What to produce: Return all the data below as it stands, minus the pictures.

The data:
>>>>>
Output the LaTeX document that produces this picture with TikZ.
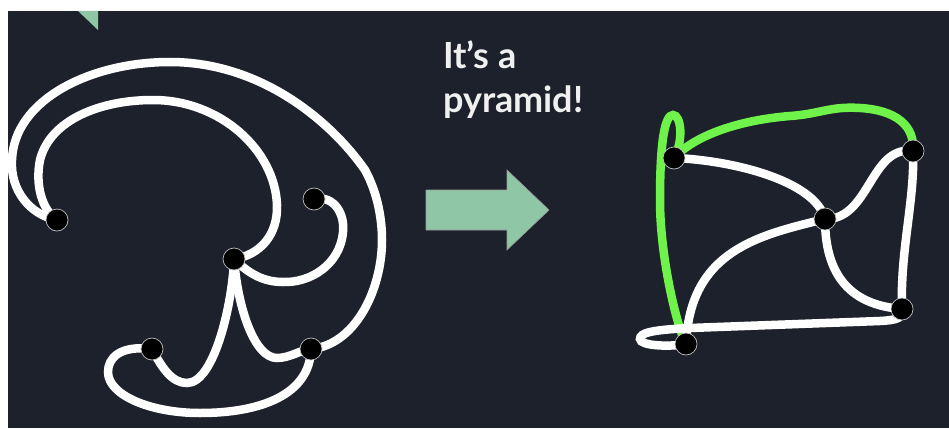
\documentclass[tikz,border=0pt]{standalone}
\usepackage{fontspec}
\setmainfont{Lato}
\pgfdeclarelayer{back}
\pgfdeclarelayer{edges}
\pgfsetlayers{back,edges,main}
\definecolor{bgdark}{HTML}{1D212B}
\definecolor{mint}{HTML}{8FC6A5}
\definecolor{lime}{HTML}{6FF24A}
\tikzset{
  vtx/.style={circle, fill=black, draw=white!75!black, line width=0.7pt, minimum size=22pt, inner sep=0pt},
  wedge/.style={draw=white, line width=8.5pt, line cap=round},
  gedge/.style={draw=lime, line width=8.5pt, line cap=round},
  title/.style={text=white!94!black, font=\fontsize{36}{44}\selectfont\bfseries, inner sep=0pt, anchor=base west}
}
\begin{document}
\begin{tikzpicture}[x=1pt,y=-1pt]
\useasboundingbox (0,0) rectangle (949,428);
\begin{pgfonlayer}{back}
\fill[white] (0,0) rectangle (949,428);
\fill[bgdark] (8,11) rectangle (949,428);
\end{pgfonlayer}
% decoration
\fill[mint] (78,11) -- (98,11) -- (98,30) -- cycle;
% left graph nodes
\node[vtx] (A) at (57,220) {};
\node[vtx] (B) at (314,199) {};
\node[vtx] (C) at (234,259) {};
\node[vtx] (D) at (152,349) {};
\node[vtx] (E) at (311,349) {};
% right graph nodes
\node[vtx] (P) at (674,158) {};
\node[vtx] (Q) at (913,151) {};
\node[vtx] (R) at (825,219) {};
\node[vtx] (S) at (902,309) {};
\node[vtx] (T) at (686,344) {};
% text
\node[title] (t1) at (443,68) {It’s a};
\node[title] (t2) at (443,112) {pyramid!};
% arrow
\draw[fill=mint, draw=white!60!black, line width=0.6pt] (426,190) -- (507,190) -- (507,170) -- (549,210) -- (507,250) -- (507,230) -- (426,230) -- cycle;
\begin{pgfonlayer}{edges}
\begin{scope}
\clip (8,11) rectangle (949,428);
% left graph edges
\draw[wedge] (A.center) .. controls (30,215) and (10,190) .. (12,160)
   .. controls (14,100) and (90,62) .. (170,62)
   .. controls (260,62) and (330,120) .. (365,170)
   .. controls (376,190) and (382,215) .. (382,240)
   .. controls (382,290) and (355,345) .. (E.center);
\draw[wedge] (A.center) .. controls (42,210) and (35,185) .. (40,160)
   .. controls (50,120) and (100,100) .. (153,100)
   .. controls (220,100) and (275,150) .. (277,205)
   .. controls (278,235) and (260,255) .. (C.center);
\draw[wedge] (B.center) .. controls (335,195) and (345,215) .. (343,232)
   .. controls (340,265) and (310,283) .. (283,282)
   .. controls (265,282) and (250,275) .. (C.center);
\draw[wedge] (C.center) .. controls (233,300) and (215,383) .. (187,383)
   .. controls (172,383) and (162,368) .. (D.center);
\draw[wedge] (C.center) .. controls (238,310) and (255,358) .. (277,358)
   .. controls (290,358) and (300,350) .. (E.center);
\draw[wedge] (D.center) .. controls (120,345) and (108,358) .. (108,372)
   .. controls (108,395) and (150,413) .. (200,413)
   .. controls (260,413) and (310,395) .. (E.center);
% right graph edges
\draw[gedge] (T.center) .. controls (678,330) and (660,260) .. (660,200)
   .. controls (660,140) and (665,115) .. (673,115)
   .. controls (681,115) and (684,140) .. (P.center);
\draw[gedge] (P.center) .. controls (695,135) and (740,120) .. (790,116)
   .. controls (820,114) and (830,106) .. (860,108)
   .. controls (895,110) and (915,125) .. (Q.center);
\draw[wedge] (P.center) .. controls (730,160) and (815,180) .. (R.center);
\draw[wedge] (Q.center) .. controls (870,145) and (870,220) .. (R.center);
\draw[wedge] (Q.center) .. controls (915,200) and (900,250) .. (S.center);
\draw[wedge] (R.center) .. controls (825,275) and (850,305) .. (S.center);
\draw[wedge] (R.center) .. controls (760,235) and (690,250) .. (T.center);
\draw[wedge] (S.center) .. controls (903,318) and (898,320) .. (880,321) -- (690,328)
   .. controls (650,330) and (640,333) .. (640,339)
   .. controls (640,346) and (670,347) .. (T.center);
\end{scope}
\end{pgfonlayer}
\end{tikzpicture}
\end{document}
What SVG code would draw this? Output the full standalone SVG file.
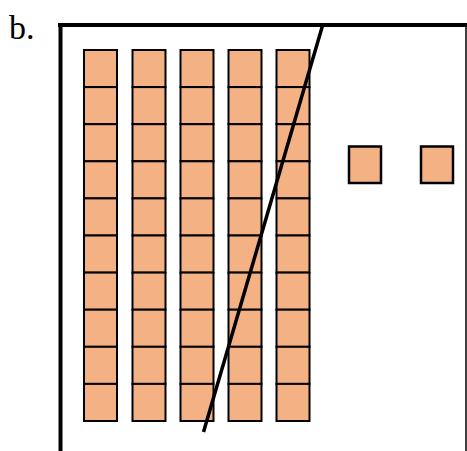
<svg xmlns="http://www.w3.org/2000/svg" width="467" height="451" viewBox="0 0 467 451">
<style>
.c{fill:#F4B183;stroke:#000;stroke-width:2}
.s{fill:#F4B183;stroke:#000;stroke-width:2.5}
</style>
<defs>
<g id="col">
<rect class="c" x="0" y="0" width="33" height="37.1"/>
<rect class="c" x="0" y="37.1" width="33" height="37.1"/>
<rect class="c" x="0" y="74.2" width="33" height="37.1"/>
<rect class="c" x="0" y="111.3" width="33" height="37.1"/>
<rect class="c" x="0" y="148.4" width="33" height="37.1"/>
<rect class="c" x="0" y="185.5" width="33" height="37.1"/>
<rect class="c" x="0" y="222.6" width="33" height="37.1"/>
<rect class="c" x="0" y="259.7" width="33" height="37.1"/>
<rect class="c" x="0" y="296.8" width="33" height="37.1"/>
<rect class="c" x="0" y="333.9" width="33" height="37.1"/>
</g>
</defs>
<rect width="467" height="451" fill="#fff"/>
<text x="9" y="39" font-family="Liberation Serif, serif" font-size="34">b.</text>
<g id="frame" fill="none" stroke="#000">
<line x1="58" y1="25" x2="467" y2="25" stroke-width="4"/>
<line x1="60.5" y1="23" x2="60.5" y2="451" stroke-width="4"/>
<line x1="466" y1="25" x2="466" y2="451" stroke-width="1.5"/>
</g>
<g id="col1"><use href="#col" x="84" y="50"/></g>
<g id="col2"><use href="#col" x="132.5" y="50"/></g>
<g id="col3"><use href="#col" x="180.5" y="50"/></g>
<g id="col4"><use href="#col" x="228.5" y="50"/></g>
<g id="col5"><use href="#col" x="276.5" y="50"/></g>
<g id="unit1"><rect class="s" x="349" y="146.5" width="32" height="36.5"/></g>
<g id="unit2"><rect class="s" x="421" y="146.5" width="32" height="36.5"/></g>
<g id="connectors">
<line x1="323" y1="24" x2="203.5" y2="432" stroke="#000" stroke-width="3.5"/>
</g>
</svg>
<<<<<
Exercise result:
Output the LaTeX document that produces this picture with TikZ.
\documentclass[tikz,border=0pt]{standalone}
\usepackage{fontspec}
\setmainfont{Lato}
\pgfdeclarelayer{back}
\pgfdeclarelayer{edges}
\pgfsetlayers{back,edges,main}
\definecolor{bgdark}{HTML}{1D212B}
\definecolor{mint}{HTML}{8FC6A5}
\definecolor{lime}{HTML}{6FF24A}
\tikzset{
  vtx/.style={circle, fill=black, draw=white!75!black, line width=0.7pt, minimum size=22pt, inner sep=0pt},
  wedge/.style={draw=white, line width=8.5pt, line cap=round},
  gedge/.style={draw=lime, line width=8.5pt, line cap=round},
  title/.style={text=white!94!black, font=\fontsize{36}{44}\selectfont\bfseries, inner sep=0pt, anchor=base west}
}
\begin{document}
\begin{tikzpicture}[x=1pt,y=-1pt]
\useasboundingbox (0,0) rectangle (949,428);
\begin{pgfonlayer}{back}
\fill[white] (0,0) rectangle (949,428);
\fill[bgdark] (8,11) rectangle (949,428);
\end{pgfonlayer}
% decoration
\fill[mint] (78,11) -- (98,11) -- (98,30) -- cycle;
% left graph nodes
\node[vtx] (A) at (57,220) {};
\node[vtx] (B) at (314,199) {};
\node[vtx] (C) at (234,259) {};
\node[vtx] (D) at (152,349) {};
\node[vtx] (E) at (311,349) {};
% right graph nodes
\node[vtx] (P) at (674,158) {};
\node[vtx] (Q) at (913,151) {};
\node[vtx] (R) at (825,219) {};
\node[vtx] (S) at (902,309) {};
\node[vtx] (T) at (686,344) {};
% text
\node[title] (t1) at (443,68) {It’s a};
\node[title] (t2) at (443,112) {pyramid!};
% arrow
\draw[fill=mint, draw=white!60!black, line width=0.6pt] (426,190) -- (507,190) -- (507,170) -- (549,210) -- (507,250) -- (507,230) -- (426,230) -- cycle;
\begin{pgfonlayer}{edges}
\begin{scope}
\clip (8,11) rectangle (949,428);
% left graph edges
\draw[wedge] (A.center) .. controls (30,215) and (10,190) .. (12,160)
   .. controls (14,100) and (90,62) .. (170,62)
   .. controls (260,62) and (330,120) .. (365,170)
   .. controls (376,190) and (382,215) .. (382,240)
   .. controls (382,290) and (355,345) .. (E.center);
\draw[wedge] (A.center) .. controls (42,210) and (35,185) .. (40,160)
   .. controls (50,120) and (100,100) .. (153,100)
   .. controls (220,100) and (275,150) .. (277,205)
   .. controls (278,235) and (260,255) .. (C.center);
\draw[wedge] (B.center) .. controls (335,195) and (345,215) .. (343,232)
   .. controls (340,265) and (310,283) .. (283,282)
   .. controls (265,282) and (250,275) .. (C.center);
\draw[wedge] (C.center) .. controls (233,300) and (215,383) .. (187,383)
   .. controls (172,383) and (162,368) .. (D.center);
\draw[wedge] (C.center) .. controls (238,310) and (255,358) .. (277,358)
   .. controls (290,358) and (300,350) .. (E.center);
\draw[wedge] (D.center) .. controls (120,345) and (108,358) .. (108,372)
   .. controls (108,395) and (150,413) .. (200,413)
   .. controls (260,413) and (310,395) .. (E.center);
% right graph edges
\draw[gedge] (T.center) .. controls (678,330) and (660,260) .. (660,200)
   .. controls (660,140) and (665,115) .. (673,115)
   .. controls (681,115) and (684,140) .. (P.center);
\draw[gedge] (P.center) .. controls (695,135) and (740,120) .. (790,116)
   .. controls (820,114) and (830,106) .. (860,108)
   .. controls (895,110) and (915,125) .. (Q.center);
\draw[wedge] (P.center) .. controls (730,160) and (815,180) .. (R.center);
\draw[wedge] (Q.center) .. controls (870,145) and (870,220) .. (R.center);
\draw[wedge] (Q.center) .. controls (915,200) and (900,250) .. (S.center);
\draw[wedge] (R.center) .. controls (825,275) and (850,305) .. (S.center);
\draw[wedge] (R.center) .. controls (760,235) and (690,250) .. (T.center);
\draw[wedge] (S.center) .. controls (903,318) and (898,320) .. (880,321) -- (690,328)
   .. controls (650,330) and (640,333) .. (640,339)
   .. controls (640,346) and (670,347) .. (T.center);
\end{scope}
\end{pgfonlayer}
\end{tikzpicture}
\end{document}
What SVG code would draw this? Output the full standalone SVG file.
<svg xmlns="http://www.w3.org/2000/svg" width="467" height="451" viewBox="0 0 467 451">
<style>
.c{fill:#F4B183;stroke:#000;stroke-width:2}
.s{fill:#F4B183;stroke:#000;stroke-width:2.5}
</style>
<defs>
<g id="col">
<rect class="c" x="0" y="0" width="33" height="37.1"/>
<rect class="c" x="0" y="37.1" width="33" height="37.1"/>
<rect class="c" x="0" y="74.2" width="33" height="37.1"/>
<rect class="c" x="0" y="111.3" width="33" height="37.1"/>
<rect class="c" x="0" y="148.4" width="33" height="37.1"/>
<rect class="c" x="0" y="185.5" width="33" height="37.1"/>
<rect class="c" x="0" y="222.6" width="33" height="37.1"/>
<rect class="c" x="0" y="259.7" width="33" height="37.1"/>
<rect class="c" x="0" y="296.8" width="33" height="37.1"/>
<rect class="c" x="0" y="333.9" width="33" height="37.1"/>
</g>
</defs>
<rect width="467" height="451" fill="#fff"/>
<text x="9" y="39" font-family="Liberation Serif, serif" font-size="34">b.</text>
<g id="frame" fill="none" stroke="#000">
<line x1="58" y1="25" x2="467" y2="25" stroke-width="4"/>
<line x1="60.5" y1="23" x2="60.5" y2="451" stroke-width="4"/>
<line x1="466" y1="25" x2="466" y2="451" stroke-width="1.5"/>
</g>
<g id="col1"><use href="#col" x="84" y="50"/></g>
<g id="col2"><use href="#col" x="132.5" y="50"/></g>
<g id="col3"><use href="#col" x="180.5" y="50"/></g>
<g id="col4"><use href="#col" x="228.5" y="50"/></g>
<g id="col5"><use href="#col" x="276.5" y="50"/></g>
<g id="unit1"><rect class="s" x="349" y="146.5" width="32" height="36.5"/></g>
<g id="unit2"><rect class="s" x="421" y="146.5" width="32" height="36.5"/></g>
<g id="connectors">
<line x1="323" y1="24" x2="203.5" y2="432" stroke="#000" stroke-width="3.5"/>
</g>
</svg>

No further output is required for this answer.